In a tweet, the South African-born Tesla CEO said he would spend his 48th birthday working on "global logistics," while he described his 47th birthday as an "all night – no friends, nothing" 24-hour shift at Telsa's offices in a 2018 New York Times interview.
As if that wasn't enough, he used the same interview to declare he hadn't taken a weeklong vacation in nearly 20 years.
Marissa Mayer's 130-hour weeks
If Elon Musk is famous for working 120-hour weeks, ex-Yahoo CEO Marissa Mayer went 10 steps further when at Google, reportedly pulling of 130-hour weeks as standard.
In a 2016 interview with Bloomberg, she said: "The other piece that gets overlooked in the Google story is the value of hard work. When reporters write about Google, they write about it as if it was inevitable. The actual experience was more like, 'Could you work 130 hours in a week?'. For most of us, the answer's probably no.
Tim Cook's dawn before dawn
Tim Cook is one of the earliest birds among a murmuration of early bird tech execs in Silicon Valley, routinely rising at 3:45am to exercise and check emails.

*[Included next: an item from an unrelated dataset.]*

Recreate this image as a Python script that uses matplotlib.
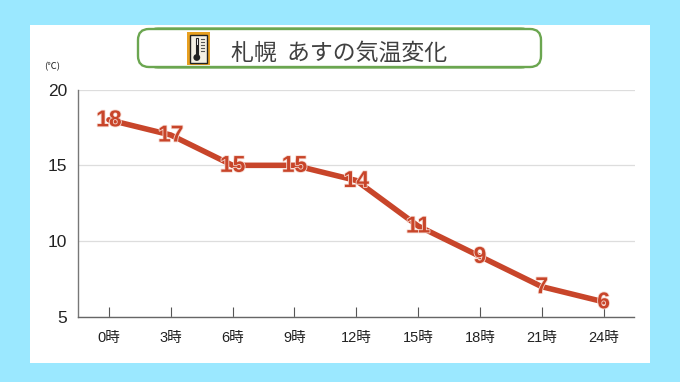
import matplotlib
matplotlib.use("Agg")
import matplotlib.pyplot as plt
import matplotlib.patheffects as pe
from matplotlib.patches import FancyBboxPatch, Rectangle, Circle

plt.rcParams['font.family'] = ['Liberation Sans', 'Noto Sans CJK JP']

hours = ["0時", "3時", "6時", "9時", "12時", "15時", "18時", "21時", "24時"]
temps = [18, 17, 15, 15, 14, 11, 9, 7, 6]
yticks = [5, 10, 15, 20]
title = "札幌  あすの気温変化"
unit = "(℃)"

W, H = 680, 382
BG = '#9BE8FF'
RED = '#C8452A'


def px_rect(x0, y0, x1, y1):
    # pixel box (y from top) to figure fraction
    return [x0 / W, 1 - y1 / H, (x1 - x0) / W, (y1 - y0) / H]


def add_panel(fig):
    x, y, w, h = px_rect(30, 25, 650, 363)
    fig.add_artist(Rectangle((x, y), w, h, transform=fig.transFigure, fc='white', ec='none', zorder=0))


def add_header(fig):
    # overlay axes in pixel units for the title box and the icon
    ov = fig.add_axes([0, 0, 1, 1], zorder=5)
    ov.set_xlim(0, W)
    ov.set_ylim(H, 0)
    ov.axis('off')
    ov.add_patch(FancyBboxPatch((147, 28.5), 385, 39, boxstyle="round,pad=0,rounding_size=11",
                                fc='white', ec='#6BA650', lw=1.6, mutation_aspect=1))
    ov.add_patch(FancyBboxPatch((138, 29), 403, 38, boxstyle="round,pad=0,rounding_size=11",
                                fc='white', ec='#6BA650', lw=1.7))
    # thermometer icon
    ov.add_patch(Rectangle((186.5, 32), 23, 33, fc='#E8A020', ec='none'))
    ov.add_patch(Rectangle((189.5, 34.5), 17, 28, fc='#F4F0E4', ec='#222222', lw=1))
    ov.add_patch(Rectangle((195.5, 37.5), 2.6, 18, fc='white', ec='#222222', lw=0.8))
    ov.add_patch(Rectangle((195.8, 45), 2, 12, fc='#222222', ec='none'))
    ov.add_patch(Circle((196.8, 57.5), 3.4, fc='#222222', ec='none'))
    for ty in [39, 42, 45, 48, 51]:
        ov.plot([201, 204], [ty, ty], color='#555555', lw=0.8)
    ov.text(231, 53, title, fontsize=16.5, color='#404040', va='center', ha='left',
            family=['Noto Sans CJK JP', 'DejaVu Sans'])
    ov.text(52, 67, unit, fontsize=6.8, color='#222222', va='center', ha='center',
            family=['Noto Sans CJK JP', 'DejaVu Sans'])


def plot_chart(ax):
    xs = list(range(len(hours)))
    ax.plot(xs, temps, color=RED, lw=4, solid_capstyle='round', solid_joinstyle='miter', zorder=3)
    for x, t in zip(xs, temps):
        ax.text(x, t, str(t), color=RED, fontsize=16.5, fontweight='bold', ha='center', va='center',
                path_effects=[pe.withStroke(linewidth=1.2, foreground='#F6D9D0')], zorder=4, clip_on=False)

    ax.set_xlim(-0.5, 8.5)
    ax.set_ylim(5, 20)
    ax.set_xticks(xs, labels=hours)
    ax.set_yticks(yticks)
    ax.grid(axis='y', color='#DDDDDD', lw=0.9)
    ax.set_axisbelow(True)
    ax.spines['top'].set_visible(False)
    ax.spines['right'].set_visible(False)
    ax.spines['left'].set_color('#777777')
    ax.spines['bottom'].set_color('#666666')
    ax.spines['left'].set_linewidth(1.0)
    ax.spines['bottom'].set_linewidth(1.0)
    ax.tick_params(axis='x', direction='in', length=7, width=0.8, color='#555555', labelsize=10.5,
                   labelcolor='#222222', pad=10)
    ax.tick_params(axis='y', length=0, labelsize=12.5, labelcolor='#222222', pad=8)


fig = plt.figure(figsize=(W / 100, H / 100), dpi=100, facecolor=BG)
add_panel(fig)
ax = fig.add_axes(px_rect(78, 89.5, 634.5, 317))
ax.patch.set_alpha(0)
plot_chart(ax)
add_header(fig)
plt.savefig("out.png", dpi=100, facecolor=BG)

As Business Insider's Dave Johnson found out after copying Cook's routine for a week last year, waking up so early can – surprise, surprise – make you more productive.
"The thing about it is, when you love what you do, you don't really think of it as work. It's what you do. And that's the good fortune of where I find myself," Cook told TIME magazine.
Jack Dorsey's fasting
Twitter and Square CEO Jack Dorsey is known to eat just one meal on weekdays, usually consisting of meat or fish with green vegetables. But it's no mere attention-seeking stunt: he says it helps him work more effectively.
"During the day, I feel so much more focused. ... You have this very focused point of mind in terms of this drive," Dorsey told CNBC in April 2019. "And [c]certainly, the time back from breakfast and lunch allowed me to focus more on what my day is."
Larry Ellison's Midas touch (and garbage)
While CEO of Oracle, Larry Ellison was known to possess something of a Midas touch, motivating employees by handing out gold coins as bonuses, according to Don Hellriegel and John Slocum's "Organizational Behavior."
On a less rosy note, he also once hired private detectives to rifle through garbage belonging to a research group that was defending Oracle's rival Microsoft in an antitrust case. If Microsoft tried to go through Oracle's garbage? That'd be no problem, he said.
Bill Gates' total recall
Bill Gates, by his own admission, has veered into control-freak territory.
In a memorable 2016 interview on the BBC's Desert Island Discs radio show, Bill Gates admitted used to memorize his all his employees' license plates so he could track what time they arrived and left the office each day.
"Eventually I had to loosen up, as the company got to a reasonable size," he admitted.
Sheryl Sandberg's post-work work
Sandberg is famous for her 'Lean In' philosophy, in which she encourages women to embrace risk in the workplace, but she also values making time to see her kids. In a video interview with Makers from 2012, she said she left the office at 5:30pm every day to do so.
In a move that many working moms might sympathize with, she still continues to check her emails from home, after having dinner with her kids.
Eric Schmidt's email egalitarianism
Ex-Google CEO Eric Schmidt takes email etiquette to the next level: he responds quickly to most emails. ln his book "How Google Works," he wrote: "Most of the best — and busiest — people we know act quickly on their emails, not just to us or to a select few senders, but to everyone."
Even if the answer is two words long, Schmidt said answering establishes positive communication and a merit-oriented company culture.
Sundar Pichai's empathy
The tech industry is as cutthroat as it is cutting-edge, and its top executives often reflect that reality. But Google and Alphabet CEO Sundar Pichai stands out for offering his company an intangible, yet invaluable quality: empathy.
Numerous sources who spoke to Business Insider back in 2014 said he was empathetic, with one ex-Google employee describing how Pichai offered to help him any way he could with his move from Google to a new firm.